Question

The magnetic moment is associated with its spin angular momentum and orbital angular momentum. Spin only magnetic moment value of Cr$^{3+}$ ion (Atomic no. : Cr = 24) is:

• A. 2.87 B.M.
• B. 3.87 B.M.
• C. 3.47 B.M.
• D. 3.57 B.M.

Hint:

The magnetic moment can be calculated using the formula \( \mu = \sqrt{n(n+2)} \), where \( n \) is the number of unpaired electrons.

Answer 1

The Correct Option is B

To determine the spin-only magnetic moment of the Cr$^{3+}$ ion, we perform the following calculations:

1. Electron Configuration of Cr$^{3+}$:
The atomic number of Chromium (Cr) is 24. Its ground-state electron configuration is [Ar] 3d⁵ 4s¹. For Cr$^{3+}$, three electrons are removed, resulting in the configuration [Ar] 3d³. This indicates that Cr$^{3+}$ possesses 3 unpaired electrons in its 3d orbital.
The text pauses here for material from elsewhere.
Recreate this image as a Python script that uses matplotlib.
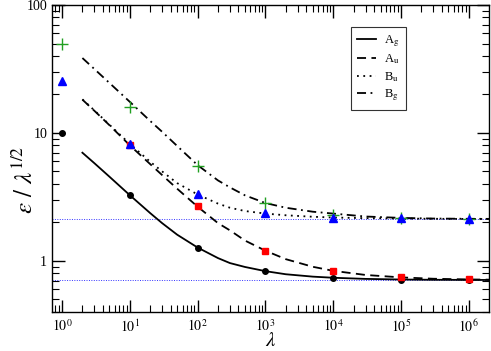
import matplotlib
matplotlib.use("Agg")
import matplotlib.pyplot as plt
from matplotlib.ticker import LogLocator, NullFormatter, FixedLocator

plt.rcParams['font.family'] = ['Liberation Serif', 'DejaVu Serif']
plt.rcParams['mathtext.fontset'] = 'stix'

# data points (markers)
lam_pts = [1, 10, 100, 1e3, 1e4, 1e5, 1e6]
Ag_pts = [10.0, 3.26, 1.27, 0.83, 0.736, 0.713, 0.708]
lam_au_pts = [10, 100, 1e3, 1e4, 1e5, 1e6]
Au_pts = [8.0, 2.67, 1.19, 0.835, 0.743, 0.716]
Bu_pts = [25.3, 8.2, 3.32, 2.35, 2.18, 2.15, 2.13]
Bg_pts = [50.0, 16.0, 5.5, 2.83, 2.3, 2.15, 2.13]

# curves
lam_curve = [2, 3, 5, 10, 20, 30, 50, 100, 200, 300, 500, 1e3, 2e3, 5e3, 1e4, 3e4, 1e5, 3e5, 1e6, 2e6]
Ag_curve = [7.0, 5.8, 4.55, 3.26, 2.36, 1.97, 1.6, 1.27, 1.05, 0.96, 0.895, 0.83, 0.785, 0.752, 0.737,
            0.722, 0.714, 0.7105, 0.709, 0.7085]
Au_curve = [18.2, 14.9, 11.5, 8.0, 5.7, 4.68, 3.66, 2.65, 1.97, 1.73, 1.44, 1.2, 1.03, 0.898, 0.835,
            0.775, 0.742, 0.724, 0.715, 0.712]
Bu_curve = [18.3, 15.0, 11.6, 8.2, 5.95, 5.0, 4.05, 3.3, 2.8, 2.6, 2.45, 2.34, 2.27, 2.21, 2.18,
            2.155, 2.14, 2.13, 2.125, 2.123]
Bg_curve = [38.5, 31.6, 24.6, 17.5, 12.4, 10.2, 7.9, 5.6, 4.25, 3.75, 3.25, 2.83, 2.6, 2.42, 2.34,
            2.22, 2.165, 2.14, 2.13, 2.127]

asymptotes = [0.7071, 2.1213]

labels = [r'A$_\mathrm{g}$', r'A$_\mathrm{u}$', r'B$_\mathrm{u}$', r'B$_\mathrm{g}$']

fig = plt.figure(figsize=(4.91, 3.51), dpi=100)
ax = fig.add_axes([52/491, 1-311.7/351, (489-52)/491, (311.7-5)/351])

for a in asymptotes:
    ax.axhline(a, color='#3333ff', lw=0.7, ls=(0, (1, 1.5)), zorder=1)

lw = 1.3
ax.plot(lam_curve, Ag_curve, color='black', lw=lw, ls='-', label=labels[0], zorder=2)
ax.plot(lam_curve, Au_curve, color='black', lw=lw, ls=(0, (5, 3)), label=labels[1], zorder=2)
ax.plot(lam_curve, Bu_curve, color='black', lw=lw, ls=(0, (1, 2.5)), label=labels[2], zorder=2)
ax.plot(lam_curve, Bg_curve, color='black', lw=lw, ls=(0, (5, 2.5, 1, 2.5)), label=labels[3], zorder=2)

ax.plot(lam_pts, Ag_pts, 'o', color='black', ms=4, ls='none', zorder=3)
ax.plot(lam_au_pts, Au_pts, 's', color='#ff0000', ms=4, ls='none', zorder=4)
ax.plot(lam_pts, Bg_pts, '+', color='#22a022', ms=8, mew=1.0, ls='none', zorder=5)
ax.plot(lam_pts, Bu_pts, '^', color='#0000ff', ms=6, ls='none', zorder=6)

ax.set_xscale('log')
ax.set_yscale('log')
ax.set_xlim(0.712, 1.99e6)
ax.set_ylim(0.4, 100)

ax.xaxis.set_major_locator(FixedLocator([1, 10, 100, 1e3, 1e4, 1e5, 1e6]))
ax.xaxis.set_minor_locator(LogLocator(base=10, subs=range(2, 10), numticks=20))
ax.xaxis.set_minor_formatter(NullFormatter())
ax.set_xticklabels([r'$10^{%d}$' % i for i in range(7)])
ax.yaxis.set_major_locator(FixedLocator([1, 10, 100]))
ax.yaxis.set_minor_locator(LogLocator(base=10, subs=range(2, 10), numticks=20))
ax.yaxis.set_minor_formatter(NullFormatter())
ax.set_yticklabels(['1', '10', '100'])

ax.tick_params(which='both', direction='in', top=True, right=True, labelsize=10)
ax.tick_params(which='major', length=9, width=1.0)
ax.tick_params(which='minor', length=5, width=0.8)
ax.tick_params(axis='x', pad=5)
for s in ax.spines.values():
    s.set_linewidth(1.0)

ax.set_xlabel(r'$\lambda$', fontsize=15)
ax.xaxis.set_label_coords(0.5, -(342 - 311.7) / 306.7)
ax.xaxis.label.set_verticalalignment('center')
ax.set_ylabel(r'$\varepsilon\ /\ \lambda^{1/2}$', fontsize=18)
ax.yaxis.set_label_coords(-(52 - 25) / 437, (311.7 - 180) / 306.7)
ax.yaxis.label.set_verticalalignment('center')

leg = ax.legend(loc='upper right', bbox_to_anchor=((406-52)/437, 1-(27-5)/306.7),
                borderaxespad=0, frameon=True, fancybox=False, edgecolor='black', fontsize=9,
                handlelength=1.5, borderpad=0.5, labelspacing=0.3, handletextpad=0.7)
leg.get_frame().set_linewidth(0.8)

fig.savefig('out.png', dpi=100)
2. Spin-Only Magnetic Moment Formula:
The spin-only magnetic moment ($\mu_{\text{spin}}$) is calculated using the formula:

$ \mu_{\text{spin}} = \sqrt{n(n+2)} $
where $n$ represents the number of unpaired electrons. In this case, $n = 3$.

3. Calculation:
Substituting $n = 3$ into the formula yields:

$ \mu_{\text{spin}} = \sqrt{3(3+2)} = \sqrt{3 \times 5} = \sqrt{15} \approx 3.87 \, \mu_{\text{B}} $

Conclusion:
The spin-only magnetic moment of the Cr$^{3+}$ ion is approximately $3.87 \, \mu_{\text{B}}$.